In the summer of 1984, when Gary Hart was battling Walter Mondale for the Democratic nomination, Michael Kinsley wrote a tiny but sharp Baedeker to the modern gaffe. “A ‘gaffe’ occurs not when a politician lies, but when he tells the truth,” Kinsley says:

The “gaffe” is now the principal dynamic mechanism of American politics, as interpreted by journalists. Each candidacy is born in a state of prelapsarian innocence, and the candidate then proceeds to commit gaffes. Journalists record each new gaffe, weigh it on their Gaffability Index (“major gaffe,” “gaffe,” “minor gaffe,” “possible gaffe,” all the way down to “ironically, could turn out to be a plus with certain interest groups”), and move the players forward or backward on the game board accordingly.

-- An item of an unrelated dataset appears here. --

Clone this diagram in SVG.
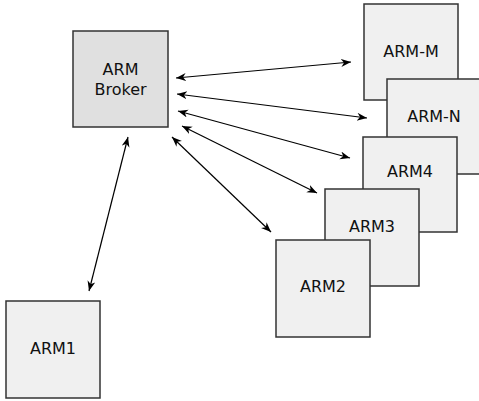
<svg xmlns="http://www.w3.org/2000/svg" width="479" height="401" viewBox="0 0 479 401">
<style>
.box{fill:#f0f0f0;stroke:#333;stroke-width:1.5}
.broker{fill:#e0e0e0;stroke:#333;stroke-width:1.5}
text{font-family:"DejaVu Sans",sans-serif;font-size:16px;fill:#111;text-anchor:middle}
.c line{stroke:#000;stroke-width:1.2;marker-start:url(#a);marker-end:url(#a)}
</style>
<defs>
<marker id="a" markerUnits="userSpaceOnUse" markerWidth="12" markerHeight="10" refX="10" refY="4" orient="auto-start-reverse" viewBox="0 0 12 10">
<path d="M0,0 L10,4 L0,8 L3,4 z" fill="#000"/>
</marker>
</defs>
<rect width="479" height="401" fill="#fff"/>
<g id="broker"><rect class="broker" x="73" y="31" width="95" height="96"/><text x="120.5" y="75">ARM</text><text x="120.5" y="95">Broker</text></g>
<g id="armm"><rect class="box" x="364" y="4" width="94" height="96"/><text x="411" y="57">ARM-M</text></g>
<g id="armn"><rect class="box" x="387" y="79" width="94" height="95"/><text x="434" y="122">ARM-N</text></g>
<g id="arm4"><rect class="box" x="363" y="137" width="94" height="95"/><text x="410" y="177">ARM4</text></g>
<g id="arm3"><rect class="box" x="325" y="189" width="94" height="97"/><text x="372" y="232">ARM3</text></g>
<g id="arm2"><rect class="box" x="276" y="240" width="94" height="97"/><text x="323" y="292">ARM2</text></g>
<g id="arm1"><rect class="box" x="6" y="301" width="94" height="97"/><text x="53" y="354">ARM1</text></g>
<g id="connectors" class="c">
<line x1="176" y1="78" x2="351" y2="62"/>
<line x1="177" y1="94" x2="367" y2="118"/>
<line x1="178" y1="111" x2="350" y2="158"/>
<line x1="182" y1="126" x2="317" y2="193"/>
<line x1="172" y1="137" x2="271" y2="232"/>
<line x1="128" y1="137" x2="89" y2="291"/>
</g>
</svg>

This is less cynicism than remarkable prescience. The Gaffability Index has only grown richer and more complex since the era of Reagan (in 2008, you couldn’t pick up a paper without learning that Joe Biden was a “gaffe machine”), and the recursive self-reference of 24-hour cable news has accelerated the rate of feedback and self-fulfilling prophecy beyond Gary Hart’s darkest nightmare. Americans care deeply about winners and losers, and the pundits are there to tell you which is which, thus preserving the tautology of modern American democracy—if you don’t know who the winner is, how will you know who to vote for?  In this sense, Trump is basically a vertically integrated media concern, both funding and constantly evaluating himself. (He’s a “winner,” by the way.)

Note Kinsley’s final category in the index: “could turn out to be a plus with certain interest groups.” That category is what Trump has rightly identified as an area of opportunity, and he has made bales of hay out of America’s professed love for straight talk. “Certain interest groups” now includes the ever-more-regressive GOP base, still beating against the currents of human migration and gender progress and, more generally, 20th-century Western science. And they love the Donald because he is different; because he presents a self-satisfaction that most of us (even Trump himself) may never know; because, in the end, he is incapable of gaffes—they are his greatest strength.

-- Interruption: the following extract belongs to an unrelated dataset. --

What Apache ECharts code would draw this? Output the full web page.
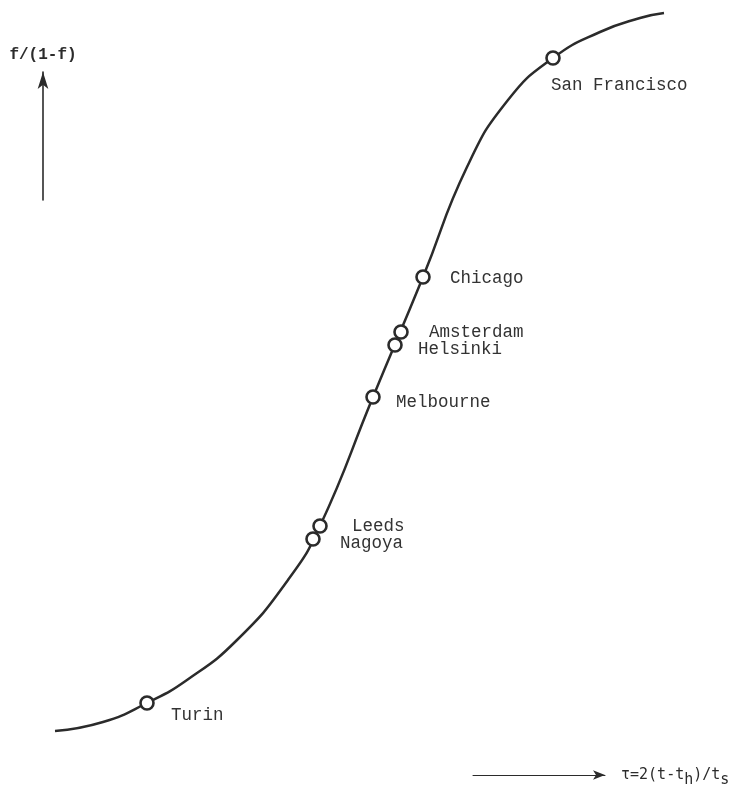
<!DOCTYPE html>
<html>
<head>
<meta charset="utf-8">
<script src="https://cdn.jsdelivr.net/npm/echarts@6/dist/echarts.min.js"></script>
<style>
  html, body { margin: 0; padding: 0; background: #fff; }
  #chart { width: 732px; height: 793px; }
</style>
</head>
<body>
<div id="chart"></div>
<script>
// Logistic substitution curve traced in plot units (x to the right, y upward)
const curveX = [55, 103, 147, 187, 237, 288, 320, 373, 423, 467, 508, 553, 600, 640, 664];
const curveY = [62, 71, 90, 113, 153, 213, 267, 396, 516, 626, 693, 735, 761, 775, 780];

// Cities placed along the curve
const cities = ['Turin', 'Nagoya', 'Leeds', 'Melbourne', 'Helsinki', 'Amsterdam', 'Chicago', 'San Francisco'];
const cityX = [147, 313, 320, 373, 395, 401, 423, 553];
const cityY = [90, 254, 267, 396, 448, 461, 516, 735];

// Axis captions
const yCaption = 'f/(1-f)';
const xCaption = ['τ=2(t-t', 'h', ')/t', 's'];

// Where each city name sits relative to its marker
const labelOffsets = {
  'Turin': [24, 12],
  'Nagoya': [27, 4],
  'Leeds': [32, 0],
  'Melbourne': [23, 5],
  'Helsinki': [23, 4],
  'Amsterdam': [28, 0],
  'Chicago': [27, 1],
  'San Francisco': [-2, 27]
};

const ink = '#2b2b2b';
const mono = '"Liberation Mono", "DejaVu Sans Mono", monospace';

const chart = echarts.init(document.getElementById('chart'), null, { renderer: 'canvas' });

const curveData = curveX.map((x, i) => [x, curveY[i]]);
const cityData = cities.map((name, i) => ({
  name: name,
  value: [cityX[i], cityY[i]],
  label: { offset: labelOffsets[name] }
}));

const hiddenAxis = (gi, min, max) => ({
  gridIndex: gi, type: 'value', min: min, max: max, show: false
});

chart.setOption({
  animation: false,
  backgroundColor: '#fff',
  grid: [
    { left: 0, right: 0, top: 0, bottom: 0 },
    // vertical arrow: f/(1-f)
    { left: 43, top: 72, width: 1, height: 128 },
    // horizontal arrow: tau
    { left: 473, top: 774, width: 132, height: 1 }
  ],
  xAxis: [
    hiddenAxis(0, 0, 732),
    hiddenAxis(1, 0, 1),
    {
      gridIndex: 2, type: 'value', min: 0, max: 1, position: 'bottom',
      axisLine: { show: true, symbol: ['none', 'arrow'], symbolSize: [7, 12], lineStyle: { color: ink, width: 1 } },
      axisTick: { show: false }, axisLabel: { show: false }, splitLine: { show: false },
      name: '{a|' + xCaption[0] + '}{s|' + xCaption[1] + '}{a|' + xCaption[2] + '}{s|' + xCaption[3] + '}',
      nameLocation: 'end', nameGap: 16,
      nameTextStyle: {
        align: 'left', verticalAlign: 'middle',
        rich: {
          a: { fontFamily: '"DejaVu Sans Mono", monospace', fontSize: 15, color: ink, lineHeight: 18 },
          s: { fontFamily: '"DejaVu Sans Mono", monospace', fontSize: 15, color: ink, padding: [10, 0, 0, 0], lineHeight: 18 }
        }
      }
    }
  ],
  yAxis: [
    hiddenAxis(0, 0, 793),
    {
      gridIndex: 1, type: 'value', min: 0, max: 1, position: 'left',
      axisLine: { show: true, symbol: ['none', 'arrow'], symbolSize: [8, 17], lineStyle: { color: ink, width: 1.6 } },
      axisTick: { show: false }, axisLabel: { show: false }, splitLine: { show: false },
      name: yCaption, nameLocation: 'end', nameGap: 9,
      nameTextStyle: { fontFamily: mono, fontSize: 16, fontWeight: 'bold', color: ink, align: 'center' }
    },
    hiddenAxis(2, 0, 1)
  ],
  series: [
    {
      type: 'line',
      xAxisIndex: 0, yAxisIndex: 0,
      data: curveData,
      smooth: 0.5,
      showSymbol: false,
      lineStyle: { color: ink, width: 2.5 },
      z: 2
    },
    {
      type: 'scatter',
      xAxisIndex: 0, yAxisIndex: 0,
      data: cityData,
      symbol: 'circle',
      symbolSize: 13,
      itemStyle: { color: '#fff', borderColor: ink, borderWidth: 2.6, opacity: 1 },
      label: {
        show: true,
        position: 'inside',
        align: 'left',
        verticalAlign: 'middle',
        formatter: '{b}',
        fontFamily: mono,
        fontSize: 17.5,
        color: '#333'
      },
      z: 3
    }
  ]
});
</script>
</body>
</html>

Mitt Romney titled his “I’m running for president” book No Apologies. Trump’s intuition tells him that if you have to say “no apologies,” you’re immediately weak in the eyes of the base. With Trump, the campaign isn’t a series of issues around which he must tip-toe; it’s about perceived weakness vs. projected strength. Fourteen months is a long time in campaign-hours, and the most likely scenario for Trump’s decline is a general fatigue with his noise—though he appears a nimbler candidate this week than ever before, perhaps because, like many of us, he’s taking the Trump campaign more seriously after his success in the first debate.

There remains the slender possibility of a hot-mic moment for Trump, say if he’s caught referring to his supporters in an unflattering light. But even then, the man could probably once more spin something ugly into something bold or unapologetic—or at least something different. This campaign cycle, after all, is very different from any in recent memory, with an unapologetic socialist and an unapologetic oligarch doing nothing to temper the light and heat of their politics. Maybe the only thing Americans hate more than a gaffe is an apology.